Not that there isn’t room in this election cycle for a sane Perot to spend his way to 1600 Pennsylvania Avenue. As Democratic pollster Stanley Greenberg writes in the latest issue of The American Prospect, while conservatives and Republicans have never been more discredited in years, their reign of error has badly damaged America’s confidence in government’s ability to do anything right. He notes that more than six out of ten Americans say they believe elected officials don’t care what people like them think, and that when something is run by the government it is probably inefficient and wasteful. The current gridlock between Capitol Hill Democrats and the Bush White House only makes things worse. And the sight of committee chairs like David Obey defending the pork-barrel process as brazenly as any of his Republican predecessors doesn’t help either. Says Greenberg: “The odds are high that both Republicans and Democrats will end up staring down the barrel of a real third-party movement or a Perot-like candidate, which could dramatically affect presidential and Congressional races in 2008.”

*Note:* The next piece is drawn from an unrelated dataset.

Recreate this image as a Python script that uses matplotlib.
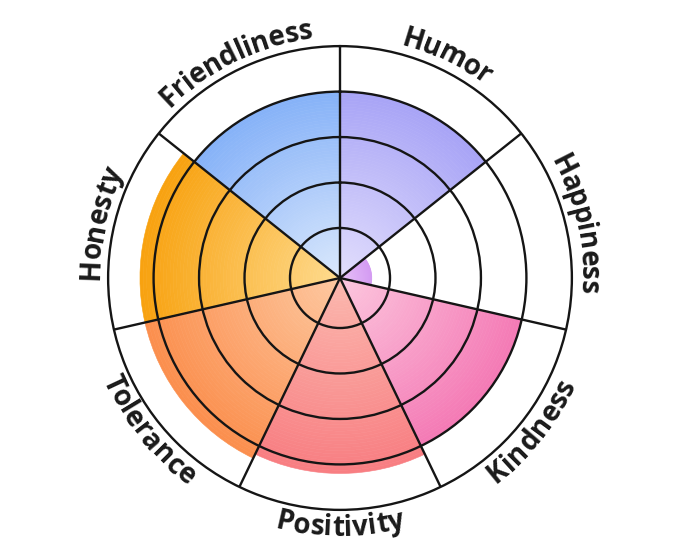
import numpy as np
import matplotlib.pyplot as plt
from matplotlib.colors import to_rgb

categories = ['Humor', 'Happiness', 'Kindness', 'Positivity', 'Tolerance', 'Honesty', 'Friendliness']
values = [4.0, 0.6, 4.0, 4.2, 4.3, 4.3, 4.0]
inner_colors = ['#e2defc', '#e8c2f8', '#fcc6de', '#fbb8ae', '#fdc8a0', '#fedb8e', '#dae8fc']
outer_colors = ['#a8a4f6', '#d49cf2', '#f47ab5', '#f87e82', '#fb8f4e', '#f8a210', '#86b2f8']
ring_levels = [1, 2, 3, 4]
r_min, r_max = -0.1, 5

fig = plt.figure(figsize=(6.8, 5.57), dpi=100)
ax = fig.add_axes([0.159, 0.0844, 0.682, 0.833], projection='polar')
ax.set_theta_zero_location('N')
ax.set_theta_direction(-1)

n = len(categories)
width = 2 * np.pi / n
centers = (np.arange(n) + 0.5) * width

# radial gradient: stack thin bars from light to saturated
steps = 60
for c, v, ci, co in zip(centers, values, inner_colors, outer_colors):
    edges = np.linspace(r_min, v, steps + 1)
    s = np.linspace(0, 1, steps)[:, None]
    cols = (1 - s) * np.array(to_rgb(ci)) + s * np.array(to_rgb(co))
    ax.bar(np.full(steps, c), np.diff(edges), bottom=edges[:-1], width=width,
           color=cols, edgecolor=cols, linewidth=0.4, zorder=1)

ax.set_ylim(r_min, r_max)
ax.set_xticks(np.arange(n) * width)
ax.set_xticklabels([])
ax.set_yticks(ring_levels)
ax.set_yticklabels([])
ax.set_axisbelow(False)
ax.grid(True, color='#151515', linewidth=1.7)
ax.spines['polar'].set_color('#151515')
ax.spines['polar'].set_linewidth(1.7)

# curved labels, one character at a time
fig.canvas.draw()
renderer = fig.canvas.get_renderer()
px_per_unit = ax.get_window_extent(renderer).width / 2 / (r_max - r_min)
props = dict(fontsize=20, fontweight='bold', family='Open Sans', color='#1a1a1a')


def curved_label(text, theta_c):
    top = np.cos(theta_c) > 0
    widths = [0.0]
    for i in range(1, len(text) + 1):
        t = fig.text(0, 0, text[:i], **props)
        widths.append(t.get_window_extent(renderer).width)
        t.remove()
    total = widths[-1]
    r_mid = 250
    r_base = 241 if top else 258
    r = r_base / px_per_unit + r_min
    for i, ch in enumerate(text):
        pos = (widths[i] + widths[i + 1]) / 2 - total / 2
        d = pos / r_mid
        if top:
            th = theta_c + d
            rot = -np.degrees(th)
        else:
            th = theta_c - d
            rot = 180 - np.degrees(th)
        ax.text(th, r, ch, rotation=rot, rotation_mode='anchor',
                ha='center', va='baseline', **props)


for name, c in zip(categories, centers):
    curved_label(name, c)

fig.savefig('out.png', dpi=100)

If you think that is impossible, you don’t remember how quickly Perot caught fire in 1992. Six months ago Congressional Democrats promised the electorate change, but now they seem bogged down not just by Iraq but by the pressures of satisfying their own parochial interests. They still have a chance to rectify matters by enacting real changes in how government works and by doing some real housecleaning to demonstrate that accountability is more than a nice slogan. It’s fun to imagine that the specter of Bloomberg’s entry into the race may help Capitol Hill Democrats focus on the task at hand. I, for one, am not holding my breath.